Baehr thinks Pederson’s comments may have been misunderstood.

“I think this guy is one of the best guys I know,” he said.

Richard Bott, president of the Bott Radio Network and a long-time member of the NRB board, plans to write a letter to fellow members of the 90-member policy-making group asking them about this proposed change of direction in the organization.

Bott expresses concern that a decision to invite House Majority Whip Tom DeLay to address the organization in Nashville was overridden. Bud Paxon, founder of PaxTV, is the new scheduled keynote speaker.

Tim LaHaye, founder of Tim LaHaye Ministries and best-selling author of the “Left Behind” series, believes Pederson should apologize to DeLay.

“I think we need to reappraise whether we want him to run this organization, because what he is proposing would result in a sea-change from what we had at the NRB during the days of (former NRB President) Ben Armstrong and Brandt Gustafson,” the NRB board member said. “We don’t need a passive, non-involved organization.”

He quoted the late Christian theologian Francis Schaeffer as saying: “If we don’t stand up to preserve our freedoms we will lose our freedom to preach the gospel.”

What does Pederson have to say about the brewing controversy?

“I myself am a religious and political conservative,” he says. “But it’s important for NRB to position itself in a non-partisan way.”

He denies that DeLay was snubbed.
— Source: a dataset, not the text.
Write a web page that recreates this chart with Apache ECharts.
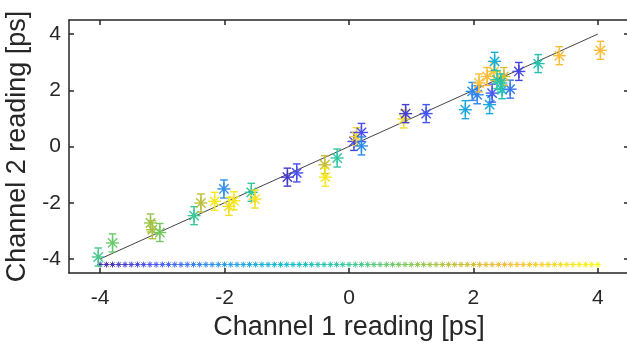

He attributes his absence from the February program to scheduling problems and asserts that he will be invited to the convention in 2003.

“I do not want this to become an issue about Wayne Pederson,” he said. “But we have reserved time for the board to discuss my concerns about the perception of NRB.”

NRB is an association representing more than 1,300 evangelical Christian radio and television stations, program producers, multimedia developers and related organizations around the world.